BEGIN Given entries
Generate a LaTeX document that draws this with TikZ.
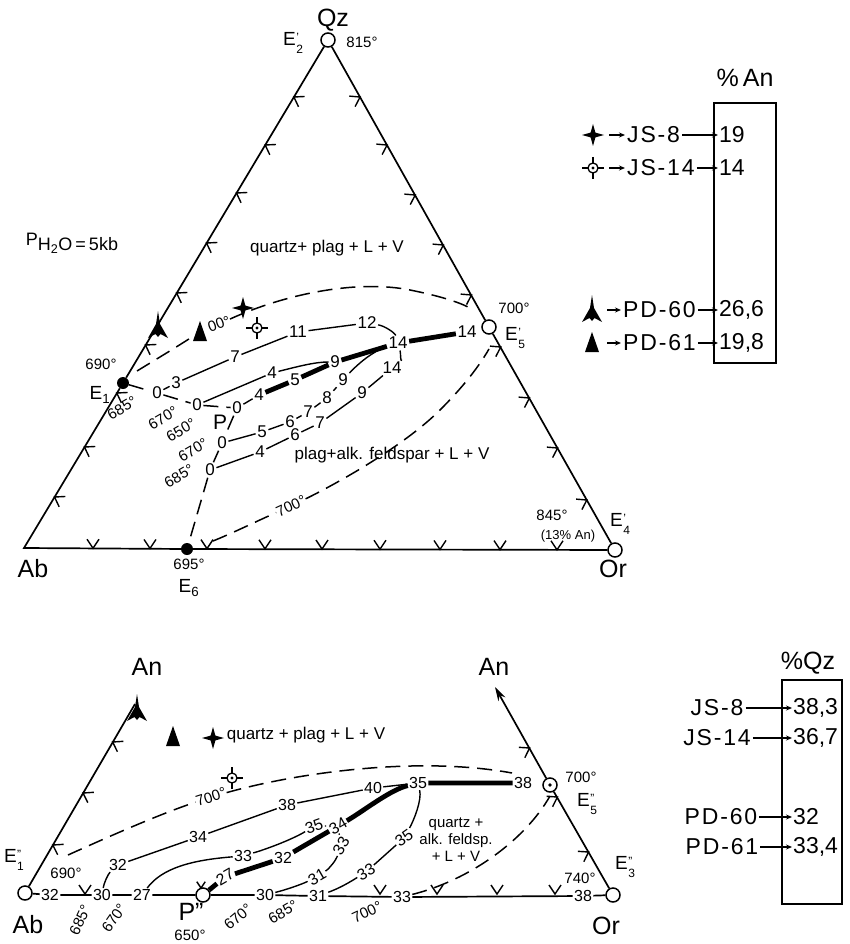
\documentclass[tikz,border=0pt]{standalone}
\usepackage{fontspec}
\setmainfont{Liberation Sans}
\newfontfamily\legfont[LetterSpace=8]{Liberation Sans}
\usetikzlibrary{arrows.meta}
\newcommand\Epp[2]{E\kern0.5pt\raisebox{-0.42em}{\fontsize{12}{12.5}\selectfont\begin{tabular}[b]{@{}l@{}}#1\\#2\end{tabular}}}
\tikzset{
  num/.style={font=\fontsize{17}{17}\selectfont, inner sep=1.5pt},
  numb/.style={font=\fontsize{16}{16}\selectfont, inner sep=1.2pt},
  tmp/.style={font=\fontsize{15}{15}\selectfont, inner sep=0.5pt},
  big/.style={font=\fontsize{25}{25}\selectfont, inner sep=1pt},
  elab/.style={font=\fontsize{19}{19}\selectfont, inner sep=1pt},
  reg/.style={font=\fontsize{17}{17}\selectfont, inner sep=1pt},
  regs/.style={font=\fontsize{15}{17}\selectfont, inner sep=1pt, align=center},
  leg/.style={font=\legfont\fontsize{23}{23}\selectfont, inner sep=2pt},
  val/.style={font=\fontsize{23}{23}\selectfont, inner sep=1pt, anchor=west},
  side/.style={line width=1.7pt},
  iso/.style={line width=1.4pt},
  fat/.style={line width=4.8pt},
  dsh/.style={line width=1.5pt, dash pattern=on 15pt off 8pt},
  ocirc/.style={circle, draw, line width=1.5pt, fill=white, minimum size=14pt, inner sep=0pt},
  bdot/.style={circle, fill, minimum size=12pt, inner sep=0pt},
  larr/.style={line width=1.3pt, -{Stealth[length=6pt,width=5pt]}},
  tk/.pic={\draw[line width=1.4pt] (-6,-9) -- (0,0) -- (6,-9);},
  starsym/.pic={\fill (0,-11) -- (2.4,-2.4) -- (11,0) -- (2.4,2.4) -- (0,11) -- (-2.4,2.4) -- (-11,0) -- (-2.4,-2.4) -- cycle;},
  circsym/.pic={\draw[line width=1.3pt, fill=white] (0,0) circle (5); \fill (0,0) circle (1.7);
     \draw[line width=1.3pt] (-11,0) -- (-5,0) (5,0) -- (11,0) (0,-11) -- (0,-5) (0,5) -- (0,11);},
  spikesym/.pic={\fill (0,-15) -- (2,-2) -- (10,12) -- (2.5,8) -- (0,11) -- (-2.5,8) -- (-10,12) -- (-2,-2) -- cycle;},
  trisym/.pic={\fill (0,-11) -- (7,9) -- (-7,9) -- cycle;},
}
\begin{document}
\begin{tikzpicture}[x=1pt,y=-1pt]
\useasboundingbox (0,0) rectangle (849,944);

% ================= TOP TRIANGLE =================
\coordinate (ab) at (24,548);
\node[ocirc] (qz) at (328,40) {};
\node[ocirc] (or) at (615,550) {};
\node[ocirc] (e5) at (489,327) {};
\node[bdot] (e1) at (123,383) {};
\node[bdot] (e6) at (187,549) {};
\draw[side] (qz) -- (e5) -- (or) -- (e6) -- (ab) -- (e1) -- (qz);

% ticks
\foreach \yy in {97,145,193,243,293,345,393,447,497}
  \pic[rotate=-121] at ({328-0.5984*(\yy-40)},\yy) {tk};
\foreach \yy in {97,145,195,245,295,347,398,448,500}
  \pic[rotate=119] at ({328+0.5627*(\yy-40)},\yy) {tk};
\foreach \xx in {93,150,207,265,322,380,440,500,557}
  \pic at (\xx,{548+(\xx-24)/295}) {tk};

% isopleth labels
\node[num] (a0) at (157,393) {0};
\node[num] (a3) at (176,383) {3};
\node[num] (a7) at (235,357) {7};
\node[num] (a11) at (298,332) {11};
\node[num] (a12) at (367,323) {12};
\node[num] (b0) at (197,405) {0};
\node[num] (b4) at (272,373) {4};
\node[num] (p0) at (237,408) {0};
\node[num] (p4) at (259,395) {4};
\node[num] (p5) at (295,380) {5};
\node[num] (p9) at (335,362) {9};
\node[num] (p14) at (398,343) {14};
\node[num] (q14) at (467,332) {14};
\node[num] (c0) at (222,443) {0};
\node[num] (c5) at (262,432) {5};
\node[num] (c6) at (290,422) {6};
\node[num] (c7) at (308,412) {7};
\node[num] (c8) at (327,398) {8};
\node[num] (c9) at (343,380) {9};
\node[num] (d0) at (210,470) {0};
\node[num] (d4) at (260,452) {4};
\node[num] (d6) at (295,435) {6};
\node[num] (d7) at (320,423) {7};
\node[num] (d9) at (362,393) {9};
\node[num] (d14) at (392,368) {14};

% cotectic
\draw[dsh] (e1) -- (a0) -- (b0) -- (p0) -- (c0) -- (d0) -- (e6);
% isopleths
\draw[iso] (a0) -- (a3) -- (a7) -- (a11) -- (a12) .. controls (385,326) and (395,333) .. (p14);
\draw[iso] (b0) -- (b4) .. controls (300,366) and (315,362) .. (p9);
\draw[iso] (p0) -- (p4);
\draw[fat] (p4) -- (p5) -- (p9) -- (p14) -- (q14);
\coordinate (cj) at (381,349);
\draw[iso] (c0) -- (c5) -- (c6) -- (c7) -- (c8) -- (c9) .. controls (356,366) and (368,355) .. (cj);
\draw[iso] (d0) -- (d4) -- (d6) -- (d7) -- (d9) -- (d14) .. controls (400,362) and (401,354) .. (p14);

% temperatures on cotectic
\node[tmp, rotate=30] (t685a) at (122,408) {685°};
\node[tmp, rotate=30] (t670a) at (163,418) {670°};
\node[tmp, rotate=30] (t650) at (181,430) {650°};
\node[font=\fontsize{21}{21}\selectfont] (lP) at (220,422) {P};
\node[tmp, rotate=30] (t670b) at (193,450) {670°};
\node[tmp, rotate=30] (t685b) at (179,476) {685°};
\node[tmp] (t690) at (101,364) {690°};
\node[elab] (lE1) at (100,395) {E\textsubscript{1}};

% 700 isotherms
\node[tmp, rotate=25] (l700a) at (291,506) {700°};
\coordinate (ls0) at (213,541);
\coordinate (ls1) at (489,349);
\draw[dsh] (ls0) .. controls (235,532) and (255,522) .. (l700a) .. controls (340,482) and (405,445) .. (440,410) .. controls (462,388) and (478,368) .. (ls1);
\node[tmp, rotate=20] (l700b) at (219,324) {00°};
\coordinate (us0) at (137,371);
\coordinate (us1) at (192,337);
\coordinate (us2) at (468,307);
\draw[dsh] (us0) .. controls (155,360) and (175,348) .. (us1);
\draw[dsh] (l700b) .. controls (290,292) and (360,280) .. (410,290) .. controls (440,296) and (458,302) .. (us2);

% symbols
\pic at (158,326) {spikesym};
\pic at (200,332) {trisym};
\pic at (243,308) {starsym};
\pic at (257,328) {circsym};

% labels
\node[big] (lQz) at (333,20) {Qz};
\node[elab] (lE2) at (293,45) {\Epp{'}{2}};
\node[tmp] (t815) at (362,42) {815°};
\node[font=\fontsize{18}{18}\selectfont] (lP5) at (72,243) {\raisebox{0.55ex}{P}H\textsubscript{2}O\,=\,5kb};
\node[reg] (rq) at (327,248) {quartz+ plag + L + V};
\node[reg] (rp) at (392,455) {plag+alk. feldspar + L + V};
\node[tmp] (t700e5) at (514,308) {700°};
\node[elab] (lE5) at (515,340) {\Epp{'}{5}};
\node[tmp] (t845) at (552,515) {845°};
\node[font=\fontsize{13}{13}\selectfont] (l13) at (568,536) {(13\% An)};
\node[elab] (lE4) at (620,526) {\Epp{'}{4}};
\node[big] (lOr) at (613,569) {Or};
\node[big] (lAb) at (33,569) {Ab};
\node[tmp] (t695) at (189,564) {695°};
\node[elab] (lE6) at (189,588) {E\textsubscript{6}};

% ================= TOP LEGEND =================
\node[big] (lpan) at (745,78) {\%\,An};
\draw[side] (714,103) rectangle (776,363);
\pic at (593,135) {starsym};
\pic at (593,168) {circsym};
\pic at (592,310) {spikesym};
\pic at (592,343) {trisym};
\coordinate (sa1) at (609,135);
\coordinate (sa2) at (609,168);
\coordinate (sa3) at (607,310);
\coordinate (sa4) at (607,343);
\node[leg, anchor=west] (ta1) at (625,135) {JS-8};
\node[leg, anchor=west] (ta2) at (625,168) {JS-14};
\node[leg, anchor=west] (ta3) at (621,310) {PD-60};
\node[leg, anchor=west] (ta4) at (621,343) {PD-61};
\node[val] (va1) at (718,135) {19};
\node[val] (va2) at (718,168) {14};
\node[val] (va3) at (718,310) {26,6};
\node[val] (va4) at (718,343) {19,8};
\foreach \i in {1,2,3,4} {
  \draw[larr] (sa\i) -- (ta\i.west);
  \draw[larr] (ta\i.east) -- (va\i.west);
}

% ================= BOTTOM TRIANGLE =================
\node[ocirc] (be1) at (25,893) {};
\node[ocirc] (bp) at (203,895) {};
\node[ocirc] (be5) at (550,785) {};
\fill (be5) circle (1.8);
\node[ocirc] (be3) at (613,895) {};
\coordinate (anl) at (135,704);
\coordinate (anr) at (495,687);
\draw[side] (be1) -- (anl);
\draw[side] (be3) -- (be5);
\draw[side, -{Stealth[length=14pt,width=8pt]}] (be5) -- (anr);

\node[numb] (b32) at (50,895) {32};
\node[numb] (b30) at (102,895) {30};
\node[numb] (b27) at (142,895) {27};
\node[numb] (b30b) at (265,895) {30};
\node[numb] (b31) at (318,896) {31};
\node[numb] (b33) at (402,897) {33};
\node[numb] (b38) at (583,896) {38};
\draw[side] (be1) -- (b32) -- (b30) -- (b27) -- (bp) -- (b30b) -- (b31) -- (b33) -- (b38) -- (be3);

\foreach \xx in {85,380,437,497,555}
  \pic at (\xx,894) {tk};
\pic[scale=0.7] at (201,888) {tk};
\foreach \yy in {742,793,845}
  \pic[rotate=-120] at ({25+0.5803*(893-\yy)},\yy) {tk};
\foreach \yy in {748,797,852}
  \pic[rotate=120] at ({613-0.5673*(895-\yy)},\yy) {tk};

\node[numb] (k32) at (118,865) {32};
\node[numb] (k34) at (198,837) {34};
\node[numb] (k38) at (287,805) {38};
\node[numb] (k40) at (373,788) {40};
\node[numb] (j35) at (418,783) {35};
\node[numb] (j38) at (523,783) {38};
\node[numb] (m33) at (243,856) {33};
\node[numb, rotate=20] (m35) at (314,826) {35};
\node[numb, rotate=30] (h34) at (338,826) {34};
\node[numb, rotate=30] (f27) at (225,877) {27};
\node[numb] (f32) at (283,858) {32};
\node[numb, rotate=30] (g31) at (317,877) {31};
\node[numb, rotate=60] (g33) at (341,846) {33};
\node[numb, rotate=30] (r33) at (366,872) {33};
\node[numb, rotate=35] (r35) at (404,838) {35};

\draw[iso] (b30) .. controls (104,883) and (108,874) .. (k32) -- (k34) -- (k38) -- (k40) -- (j35);
\draw[iso] (b27) .. controls (162,868) and (192,860) .. (m33) .. controls (270,848) and (295,838) .. (m35) -- (h34);
\draw[fat] (bp) -- (f27) -- (f32) -- (h34) .. controls (365,810) and (390,790) .. (j35) -- (j38);
\draw[iso] (b30b) .. controls (285,890) and (300,885) .. (g31) .. controls (330,868) and (336,860) .. (g33) -- (h34);
\draw[iso] (b31) .. controls (340,888) and (350,882) .. (r33) -- (r35) .. controls (414,820) and (422,800) .. (j35);
\coordinate (dz1) at (550,796);
\draw[dsh] (b33) .. controls (470,880) and (525,840) .. (dz1);
\node[tmp, rotate=18] (w700) at (211,797) {700°};
\coordinate (w0) at (68,855);
\coordinate (w1) at (512,773);
\draw[dsh] (w0) .. controls (110,836) and (160,814) .. (w700) .. controls (300,772) and (420,756) .. (w1);

\pic at (173,737) {trisym};
\pic at (213,738) {starsym};
\pic at (232,778) {circsym};
\pic at (137,709) {spikesym};

\node[reg] (brq) at (306,735) {quartz + plag + L + V};
\node[regs] (brp) at (456,840) {quartz +\\alk. feldsp.\\+ L + V};
\node[tmp] (bt690) at (66,873) {690°};
\node[tmp, rotate=65] (bt685a) at (80,920) {685°};
\node[tmp, rotate=55] (bt670a) at (114,918) {670°};
\node[big] (bP) at (191,912) {P''};
\node[tmp] (bt650) at (190,935) {650°};
\node[tmp, rotate=40] (bt670b) at (238,917) {670°};
\node[tmp, rotate=30] (bt685b) at (283,912) {685°};
\node[tmp, rotate=25] (bt700) at (367,912) {700°};
\node[tmp] (bt700r) at (581,777) {700°};
\node[elab] (bE5) at (587,806) {\Epp{''}{5}};
\node[tmp] (bt740) at (580,878) {740°};
\node[elab] (bE3) at (625,869) {\Epp{''}{3}};
\node[elab] (bE1) at (14,862) {\Epp{''}{1}};
\node[big] (bAb) at (28,925) {Ab};
\node[big] (bOr) at (606,926) {Or};
\node[big] (bAnl) at (147,667) {An};
\node[big] (bAnr) at (494,667) {An};

% ================= BOTTOM LEGEND =================
\node[big] (lpqz) at (808,663) {\%Qz};
\draw[side] (782,680) rectangle (842,904);
\node[leg] (tb1) at (717,708) {JS-8};
\node[leg] (tb2) at (717,738) {JS-14};
\node[leg] (tb3) at (721,817) {PD-60};
\node[leg] (tb4) at (722,847) {PD-61};
\node[val] (vb1) at (792,708) {38,3};
\node[val] (vb2) at (792,738) {36,7};
\node[val] (vb3) at (792,817) {32};
\node[val] (vb4) at (792,847) {33,4};
\foreach \i in {1,2,3,4}
  \draw[larr] (tb\i.east) -- (vb\i.west);
\end{tikzpicture}
\end{document}
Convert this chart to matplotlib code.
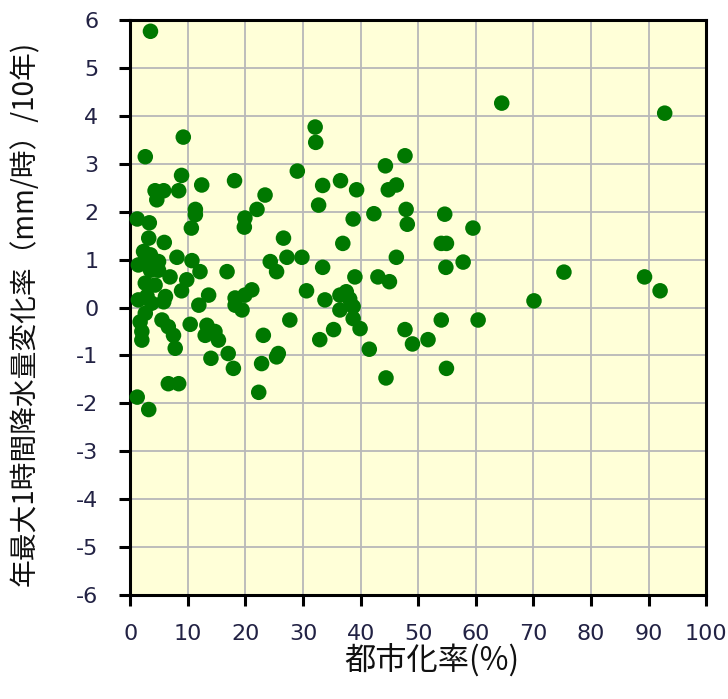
END Given entries
■ Problem details: Among the entries above, identify all lines with "this" and copy them.

■ Result:
Generate a LaTeX document that draws this with TikZ.
Convert this chart to matplotlib code.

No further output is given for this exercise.